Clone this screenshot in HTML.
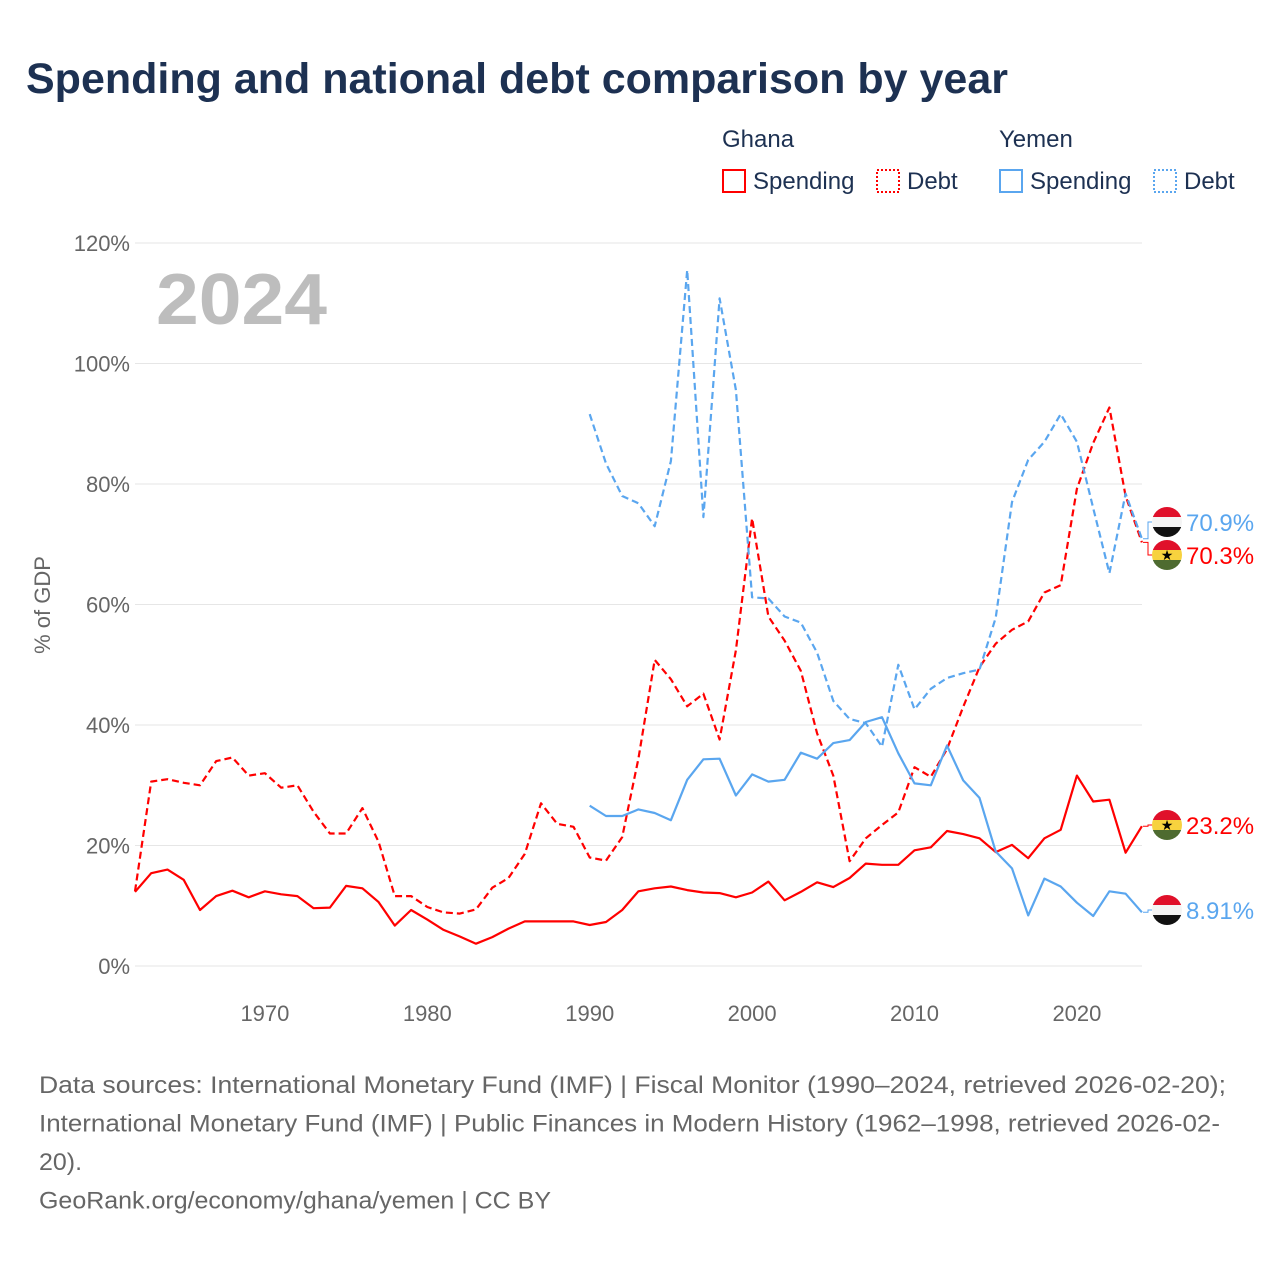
<!DOCTYPE html>
<html><head><meta charset="utf-8">
<style>
body{margin:0;background:#fff;font-family:"Liberation Sans",sans-serif;}
#wrap{position:relative;width:1280px;height:1280px;overflow:hidden;}
</style></head>
<body><div id="wrap">
<svg id="chart" width="1280" height="1280" font-family="Liberation Sans, sans-serif"></svg>
</div>
<script>
const ghanaSpending=[12.3,15.4,16.0,14.3,9.3,11.6,12.5,11.4,12.4,11.9,11.6,9.6,9.7,13.3,12.9,10.6,6.7,9.3,7.7,6.0,4.9,3.7,4.8,6.2,7.4,7.4,7.4,7.4,6.8,7.3,9.3,12.4,12.9,13.2,12.6,12.2,12.1,11.4,12.2,14.0,10.9,12.3,13.9,13.1,14.6,17.0,16.8,16.8,19.2,19.7,22.4,21.9,21.2,18.9,20.1,17.9,21.2,22.6,31.6,27.3,27.6,18.8,23.2];
const ghanaDebt=[12.4,30.6,31.0,30.4,30.0,34.0,34.6,31.6,32.0,29.6,30.0,25.6,22.0,22.0,26.2,20.6,11.6,11.6,9.8,8.9,8.7,9.4,13.0,14.6,18.6,27.0,23.6,23.1,18.0,17.5,21.4,34.4,50.8,47.6,43.1,45.2,37.6,52.4,74.3,58.0,54.0,49.0,38.6,31.6,17.4,21.2,23.4,25.5,33.0,31.4,36.0,43.0,49.6,53.5,55.8,57.2,62.0,63.2,79.2,86.8,92.7,78.0,70.3];
const yemenSpending=[26.6,24.9,24.9,26.0,25.4,24.2,30.9,34.3,34.4,28.3,31.8,30.6,30.9,35.4,34.4,37.0,37.5,40.5,41.3,35.3,30.3,30.0,36.6,30.8,27.9,19.0,16.2,8.4,14.5,13.2,10.5,8.3,12.4,12.0,8.91];
const yemenDebt=[91.6,83.4,78.0,76.8,73.0,83.8,115.5,74.5,110.8,95.6,61.2,61.0,58.0,57.0,52.0,44.0,41.0,40.3,36.4,50.0,42.6,46.0,47.8,48.6,49.2,57.8,77.0,84.0,87.0,91.6,87.0,76.0,65.2,78.4,70.9];
const yTicks=[0,20,40,60,80,100,120];
const xTicks=[1970,1980,1990,2000,2010,2020];

const NS="http://www.w3.org/2000/svg";
const svg=document.getElementById('chart');
const X=y=>135+(y-1962)*16.24;
const Y=v=>966-v*6.025;
function mk(t,a,p){const e=document.createElementNS(NS,t);for(const k in a)e.setAttribute(k,a[k]);(p||svg).appendChild(e);return e;}

let t=mk('text',{x:26,y:93,'font-size':43,'font-weight':'bold',fill:'#1d3152'});t.textContent='Spending and national debt comparison by year';


function legText(x,y,s,c,name){const e=mk('text',{x:x,y:y,'font-size':24,fill:c||'#1d3152'});e.textContent=s;}
legText(722,147,'Ghana','#1d3152','legend-group-ghana');
legText(999,147,'Yemen','#1d3152','legend-group-yemen');
const legs=[[722,'Spending','red',null,'legend-ghana-spending'],[876,'Debt','red','2 2','legend-ghana-debt'],[999,'Spending','#5aa6ef',null,'legend-yemen-spending'],[1153,'Debt','#5aa6ef','2 2','legend-yemen-debt']];
legs.forEach(l=>{const g=mk('g',{});
mk('rect',Object.assign({x:l[0]+1,y:170,width:22,height:22,fill:'none',stroke:l[2],'stroke-width':2},l[3]?{'stroke-dasharray':l[3]}:{}),g);
const e=mk('text',{x:l[0]+31,y:189,'font-size':24,fill:'#1d3152'},g);e.textContent=l[1];});

yTicks.forEach(v=>{const l=mk('line',{x1:135,x2:1142,y1:Y(v),y2:Y(v),stroke:'#e6e6e6','stroke-width':1});

const e=mk('text',{x:130,y:Y(v)+8,'font-size':22,fill:'#666','text-anchor':'end'});e.textContent=v+'%';
});
xTicks.forEach(y=>{const e=mk('text',{x:X(y),y:1021,'font-size':22,fill:'#666','text-anchor':'middle'});e.textContent=y;
});
t=mk('text',{x:0,y:0,'font-size':22,fill:'#666','text-anchor':'middle',transform:'translate(50,605) rotate(-90)'});t.textContent='% of GDP';

t=mk('text',{x:156,y:324,'font-size':72,'font-weight':'bold',fill:'#bdbdbd',textLength:171,lengthAdjust:'spacingAndGlyphs'});t.textContent='2024';


function line(vals,start,color,dash,name){const d=vals.map((v,i)=>(i?'L':'M')+X(start+i).toFixed(1)+','+Y(v).toFixed(1)).join('');
const p=mk('path',Object.assign({d:d,fill:'none',stroke:color,'stroke-width':2.2,'stroke-linejoin':'round'},dash?{'stroke-dasharray':dash}:{}));
}
line(ghanaSpending,1962,'red',null,'ghana-spending-line');
line(ghanaDebt,1962,'red','7 4','ghana-debt-line');
line(yemenSpending,1990,'#5aa6ef',null,'yemen-spending-line');
line(yemenDebt,1990,'#5aa6ef','7 4','yemen-debt-line');

let fi=0;
function flag(cx,cy,kind,name){const g=mk('g',{});
const id='flagclip'+(fi++);const cp=mk('clipPath',{id:id},g);mk('circle',{cx:cx,cy:cy,r:15},cp);
const cols=kind==='ghana'?['#e0102a','#f7d23e','#4e6b30']:['#e0102a','#f4f4f4','#111'];
cols.forEach((c,i)=>mk('rect',{x:cx-15,y:cy-15+i*10,width:30,height:10,fill:c,'clip-path':'url(#'+id+')'},g));
if(kind==='ghana'){const s=mk('text',{x:cx,y:cy+5,'font-size':14,'text-anchor':'middle',fill:'#000'},g);s.textContent='★';}}
function endLabel(val,ly,color,kind,txt,name){const ey=Y(val);
const c=mk('path',{d:'M1143,'+ey.toFixed(1)+'H1148V'+ly+'H1152',fill:'none',stroke:color,'stroke-width':1});

flag(1167,ly,kind,name+'-flag');
const e=mk('text',{x:1186,y:ly+9,'font-size':24,fill:color});e.textContent=txt;}
endLabel(yemenDebt[yemenDebt.length-1],522,'#5aa6ef','yemen','70.9%','label-yemen-debt');
endLabel(ghanaDebt[ghanaDebt.length-1],555,'red','ghana','70.3%','label-ghana-debt');
endLabel(ghanaSpending[ghanaSpending.length-1],825,'red','ghana','23.2%','label-ghana-spending');
endLabel(yemenSpending[yemenSpending.length-1],910,'#5aa6ef','yemen','8.91%','label-yemen-spending');

const foot=['Data sources: International Monetary Fund (IMF) | Fiscal Monitor (1990–2024, retrieved 2026-02-20);','International Monetary Fund (IMF) | Public Finances in Modern History (1962–1998, retrieved 2026-02-','20).','GeoRank.org/economy/ghana/yemen | CC BY'];
const footW=[1187,1181,43,512];
foot.forEach((s,i)=>{const e=mk('text',{x:39,y:1093+i*38.5,'font-size':24,fill:'#666',textLength:footW[i],lengthAdjust:'spacingAndGlyphs'});e.textContent=s;
});
</script></body></html>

▬▬▬▬▬▬▬▬▬▬

Problem to work on
With all pictures left out, please transcribe exactly the lines from the start of the material through the line with "e=document.createElementNS(NS,t);for(const k in".

Answer to the problem
Clone this screenshot in HTML.
<!DOCTYPE html>
<html><head><meta charset="utf-8">
<style>
body{margin:0;background:#fff;font-family:"Liberation Sans",sans-serif;}
#wrap{position:relative;width:1280px;height:1280px;overflow:hidden;}
</style></head>
<body><div id="wrap">
<svg id="chart" width="1280" height="1280" font-family="Liberation Sans, sans-serif"></svg>
</div>
<script>
const ghanaSpending=[12.3,15.4,16.0,14.3,9.3,11.6,12.5,11.4,12.4,11.9,11.6,9.6,9.7,13.3,12.9,10.6,6.7,9.3,7.7,6.0,4.9,3.7,4.8,6.2,7.4,7.4,7.4,7.4,6.8,7.3,9.3,12.4,12.9,13.2,12.6,12.2,12.1,11.4,12.2,14.0,10.9,12.3,13.9,13.1,14.6,17.0,16.8,16.8,19.2,19.7,22.4,21.9,21.2,18.9,20.1,17.9,21.2,22.6,31.6,27.3,27.6,18.8,23.2];
const ghanaDebt=[12.4,30.6,31.0,30.4,30.0,34.0,34.6,31.6,32.0,29.6,30.0,25.6,22.0,22.0,26.2,20.6,11.6,11.6,9.8,8.9,8.7,9.4,13.0,14.6,18.6,27.0,23.6,23.1,18.0,17.5,21.4,34.4,50.8,47.6,43.1,45.2,37.6,52.4,74.3,58.0,54.0,49.0,38.6,31.6,17.4,21.2,23.4,25.5,33.0,31.4,36.0,43.0,49.6,53.5,55.8,57.2,62.0,63.2,79.2,86.8,92.7,78.0,70.3];
const yemenSpending=[26.6,24.9,24.9,26.0,25.4,24.2,30.9,34.3,34.4,28.3,31.8,30.6,30.9,35.4,34.4,37.0,37.5,40.5,41.3,35.3,30.3,30.0,36.6,30.8,27.9,19.0,16.2,8.4,14.5,13.2,10.5,8.3,12.4,12.0,8.91];
const yemenDebt=[91.6,83.4,78.0,76.8,73.0,83.8,115.5,74.5,110.8,95.6,61.2,61.0,58.0,57.0,52.0,44.0,41.0,40.3,36.4,50.0,42.6,46.0,47.8,48.6,49.2,57.8,77.0,84.0,87.0,91.6,87.0,76.0,65.2,78.4,70.9];
const yTicks=[0,20,40,60,80,100,120];
const xTicks=[1970,1980,1990,2000,2010,2020];

const NS="http://www.w3.org/2000/svg";
const svg=document.getElementById('chart');
const X=y=>135+(y-1962)*16.24;
const Y=v=>966-v*6.025;
function mk(t,a,p){const e=document.createElementNS(NS,t);for(const k in a)e.setAttribute(k,a[k]);(p||svg).appendChild(e);return e;}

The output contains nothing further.